If your child is nervous, judo and jiu-jitsu are gentler entry points because there are no strikes to the head. If they crave a clear sense of progress, a belt-based art like karate or taekwondo keeps them engaged. Our piece on the benefits of martial arts for children goes deeper into what each style builds.
Is it safe? The honest answer
This is the worry that stops most parents, so let us be straight about it. Martial arts for children, taught properly, is safer than football or cricket. The serious injuries you read about come from adult full-contact fights, not from a kids' class learning forms and controlled drills.
Safety comes down to the school, not the art. A responsible class has matted floors, beginners kept separate from advanced students, and light contact for young children. Sparring, where it happens at all, uses headgear, gloves and shin guards, and a coach who stops it the moment it gets rough.
Before you enrol, ask three direct questions. Are the coaches background checked? Is a second adult always in the room? How are injuries handled? A serious school answers without hesitation. If the questions make them uncomfortable, walk away. For the full set of questions worth asking, our guide on how to choose a martial arts school in India lays them out.

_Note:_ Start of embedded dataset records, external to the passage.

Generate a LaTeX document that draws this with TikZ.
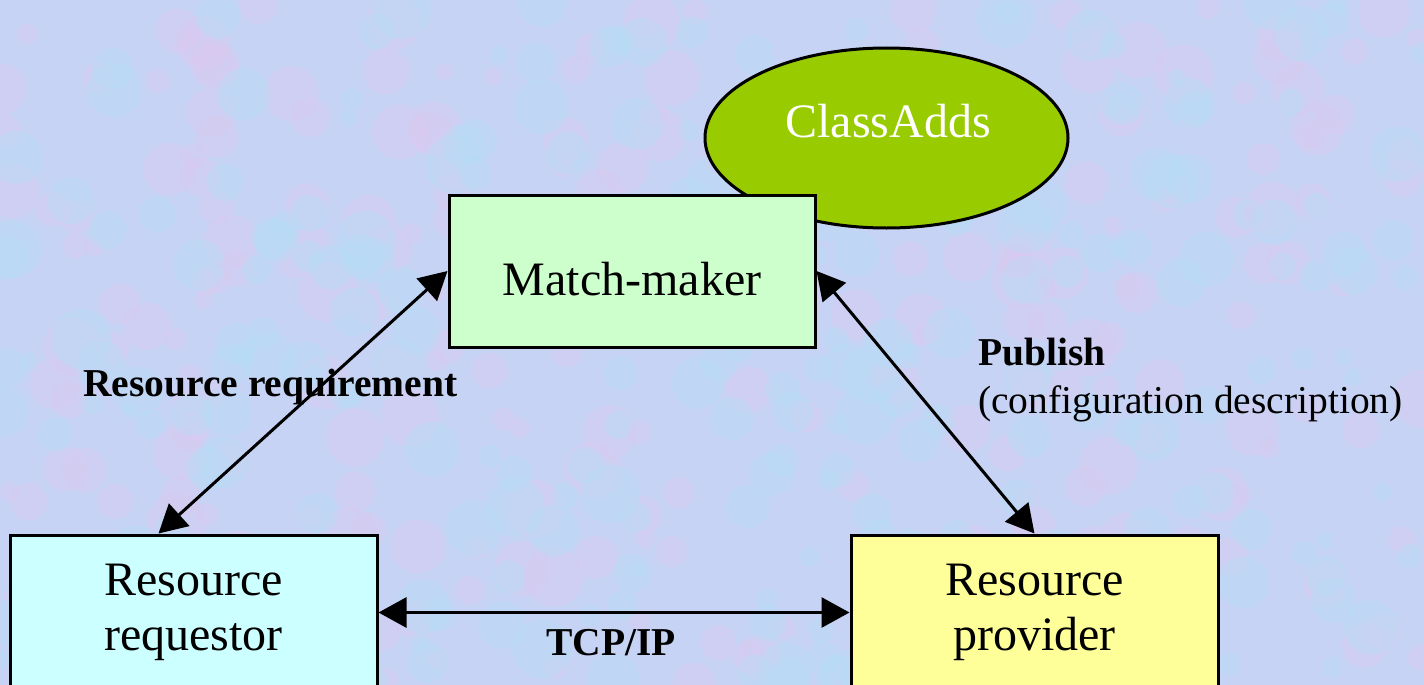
\documentclass[tikz,border=0pt]{standalone}
\usepackage{fontspec}
\setmainfont{Liberation Serif}
\usetikzlibrary{arrows.meta,shapes.geometric}
\definecolor{bg}{RGB}{198,211,244}
\definecolor{bgpink}{RGB}{222,200,240}
\definecolor{bgcyan}{RGB}{180,222,246}
\definecolor{classfill}{RGB}{153,204,0}
\definecolor{mmfill}{RGB}{204,255,204}
\definecolor{reqfill}{RGB}{204,255,255}
\definecolor{provfill}{RGB}{255,255,153}
\tikzset{
  box/.style={draw=black, line width=3pt, inner sep=0pt, align=center,
    font=\fontsize{48}{55}\selectfont},
  lbl/.style={inner sep=0pt, font=\fontsize{39.5}{48}\selectfont},
  dbl/.style={line width=3pt, {Triangle[length=28pt,width=30pt]}-{Triangle[length=28pt,width=30pt]}}
}
\begin{document}
\begin{tikzpicture}[x=1pt,y=-1pt]
\clip (0,0) rectangle (1424,685);
\fill[bg] (0,0) rectangle (1424,685);
% background texture
\pgfmathsetseed{7}
\foreach \i in {1,...,260}{
  \pgfmathsetmacro{\px}{rnd*1424}
  \pgfmathsetmacro{\py}{rnd*685}
  \pgfmathsetmacro{\pr}{8+rnd*22}
  \fill[bgpink, opacity=0.35] (\px,\py) circle[radius=\pr];
}
\foreach \i in {1,...,260}{
  \pgfmathsetmacro{\px}{rnd*1424}
  \pgfmathsetmacro{\py}{rnd*685}
  \pgfmathsetmacro{\pr}{8+rnd*22}
  \fill[bgcyan, opacity=0.35] (\px,\py) circle[radius=\pr];
}
% ClassAdds ellipse
\node[ellipse, draw=black, line width=3pt, fill=classfill, minimum width=363pt, minimum height=180pt, inner sep=0pt] (cls) at (886.5,138) {};
\node[inner sep=0pt, text=white, font=\fontsize{48}{55}\selectfont] (clstext) at (888,121) {ClassAdds};
% boxes
\node[box, fill=mmfill, minimum width=366pt, minimum height=152pt, text height=49pt, text depth=0pt] (mm) at (632,271) {Match-maker};
\node[box, fill=reqfill, minimum width=367pt, minimum height=155pt] (req) at (193.5,612.5) {Resource\\requestor};
\node[box, fill=provfill, minimum width=367pt, minimum height=155pt] (prov) at (1034.5,612.5) {Resource\\provider};
% connectors
\draw[dbl] (mm.west) -- ([xshift=150pt]req.north west);
\draw[dbl] (mm.east) -- (prov.north);
\draw[dbl] (req.east) -- (prov.west);
% labels
\node[lbl, anchor=west] (rr) at (83,387) {\textbf{Resource requirement}};
\node[lbl, anchor=west, align=left] (pub) at (978,380) {\textbf{Publish}\\(configuration description)};
\node[lbl] (tcp) at (611,643) {\textbf{TCP/IP}};
\end{tikzpicture}
\end{document}
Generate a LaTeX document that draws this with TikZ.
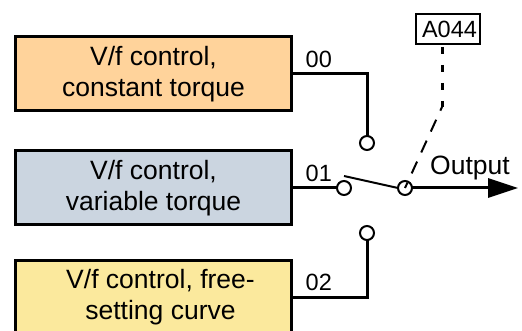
\documentclass[tikz,border=0pt]{standalone}
\usepackage{fontspec}
\setmainfont{Liberation Sans}
\usetikzlibrary{arrows.meta,positioning}
\definecolor{boxorange}{HTML}{FFD39B}
\definecolor{boxblue}{HTML}{CBD5E0}
\definecolor{boxyellow}{HTML}{FBE99D}
\tikzset{
  sel/box/.style={
    draw,
    line width=3pt,
    minimum width=276pt,
    minimum height=74pt,
    outer sep=0pt,
    align=center,
    font=\fontsize{26.5}{31}\selectfont
  },
  sel/contact/.style={
    circle,
    draw,
    fill=white,
    line width=2pt,
    minimum size=14pt,
    inner sep=0pt,
    outer sep=0pt
  },
  sel/wire/.style={line width=3pt},
  sel/code/.style={inner sep=0pt, font=\fontsize{23.5}{28}\selectfont},
  sel/out/.style={line width=3pt, -{Triangle[length=30pt,width=19pt]}}
}

\begin{document}
\begin{tikzpicture}[x=1pt, y=-1pt]
\useasboundingbox (0,0) rectangle (522,331);

\node (torqconst) [sel/box, fill=boxorange] at (153.5,74) {V/f control,\\constant torque};
\node (torqvar) [sel/box, fill=boxblue, below=40pt of torqconst] {V/f control,\\variable torque};
\node (torqfree) [sel/box, fill=boxyellow, below=35pt of torqvar]
  {\hspace*{14pt}V/f control, free-\\\hspace*{14pt}setting curve};

\node (lblzero) [sel/code, above right=6pt and 14pt of torqconst.east] {00};
\node (lblone) [sel/code, above right=6pt and 14pt of torqvar.east] {01};
\node (lbltwo) [sel/code, above right=6pt and 14pt of torqfree.east] {02};

\node (conzero) [sel/contact] at (367,143) {};
\node (conone) [sel/contact] at (344,188) {};
\node (contwo) [sel/contact] at (367,233) {};
\node (pivot) [sel/contact] at (405,188) {};

\node (param) [draw, line width=2pt, minimum width=64pt, minimum height=30pt, inner sep=0pt,
  outer sep=0pt, font=\fontsize{23.5}{28}\selectfont] at (448,29) {\hspace*{3pt}A044};
\node (outlbl) [anchor=base west, inner sep=0pt, font=\fontsize{26.5}{31}\selectfont] at (430,175) {Output};

\coordinate (armtip) at (344,176);
\coordinate (bend) at (442,107);
\coordinate (outend) at (518,188);

% --- wires to the contacts
\draw[sel/wire] (torqconst.east) -| (conzero.north);
\draw[sel/wire] (torqvar.east) -- (conone.west);
\draw[sel/wire] (torqfree.east) -| (contwo.south);

% --- switch arm and output
\draw[line width=2pt] (armtip) -- (pivot.west);
\draw[sel/out] (pivot.east) -- (outend);

% --- parameter link
\draw[line width=3pt, dash pattern=on 7pt off 11pt] ([yshift=-3pt]param.south -| bend) -- (bend);
\draw[line width=2pt, dash pattern=on 13pt off 10pt, dash phase=9pt] (bend) -- (pivot.center);

\end{tikzpicture}
\end{document}
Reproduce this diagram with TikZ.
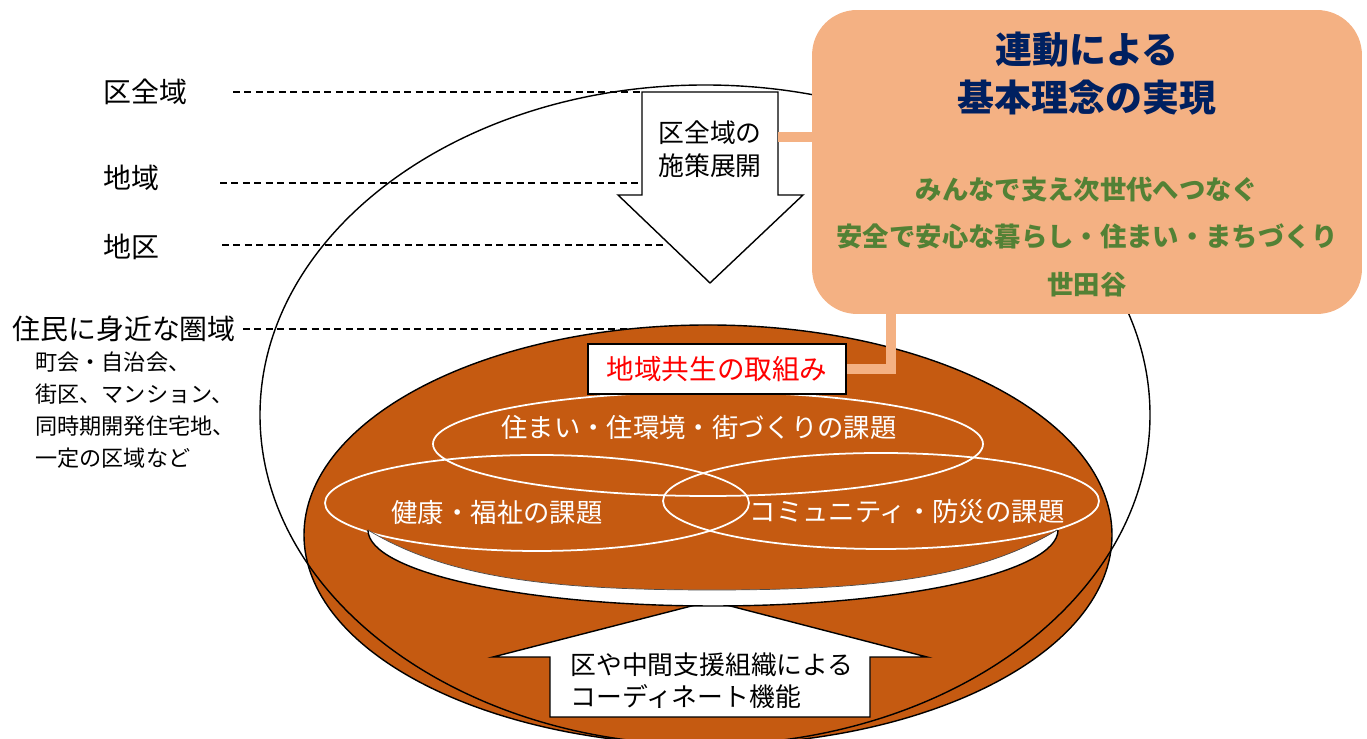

What does it cost in India?
Fees vary a lot by city and by school, so treat these as rough guides rather than fixed numbers. In most metros, monthly classes run somewhere between 800 and 3,000 rupees, with premium studios in Mumbai, Delhi or Bengaluru charging more. Smaller towns and community classes can cost far less.
The monthly fee is only part of the picture. Budget for these extras too:
- Uniform (a gi or dobok): roughly 600 to 2,000 rupees, bought once and replaced as the child grows.
- Grading fees: charged each time your child tests for the next belt, often a few hundred rupees per grading.
- Sparring gear: headgear, gloves and guards, needed only once the child starts contact work.
- Tournament entries: optional, only if your child competes.
Watch for schools that push frequent paid gradings. If a child is testing for a new belt every few weeks, you are paying for certificates, not skill. A genuine belt takes months of work, and we explain why in our guide on karate belt order in India.
What to look for in a good class
Once you have shortlisted a school, sit through a trial session before you pay. Watch for a few things:
- Are children actually supervised, or left to copy moves on their own?
- Does the coach correct technique, or just count repetitions?
- Are the youngest beginners grouped with kids their own age and level?
- Is the floor matted, the space clean, and the group small enough that every child gets attention?
A class that runs on encouragement rather than fear is the one that keeps a child coming back. Children quit martial arts because they feel lost or scared, not because the art is too hard. The right coach makes the difference.
Keep a record of what they earn
Here is a problem almost every martial arts family in India runs into. Your child's belts sit in a cupboard and their progress lives in the coach's memory. Change cities, switch schools, or take a break, and that record is gone. The next instructor has no way to confirm what your child earned, so they often start lower than they should.
The Sparout app, launching in early 2026, is built to close that gap. Every session, belt and tournament result lives in one verified profile that travels with your child. Move from Pune to Bengaluru, and the next coach sees their real history instead of guessing. You can join the waitlist now or get the app to follow along.
The bottom line
Start when your child is ready, around six or seven for real training, and match the art to their temperament. Put safety questions to the school directly and trust the answers you get. Budget for the extras, not just the monthly fee, and pick a class on what you see in a trial session rather than on a banner. Get those right and martial arts becomes one of the best things you can give a child: fitness, focus, and the quiet confidence that comes from earning every belt.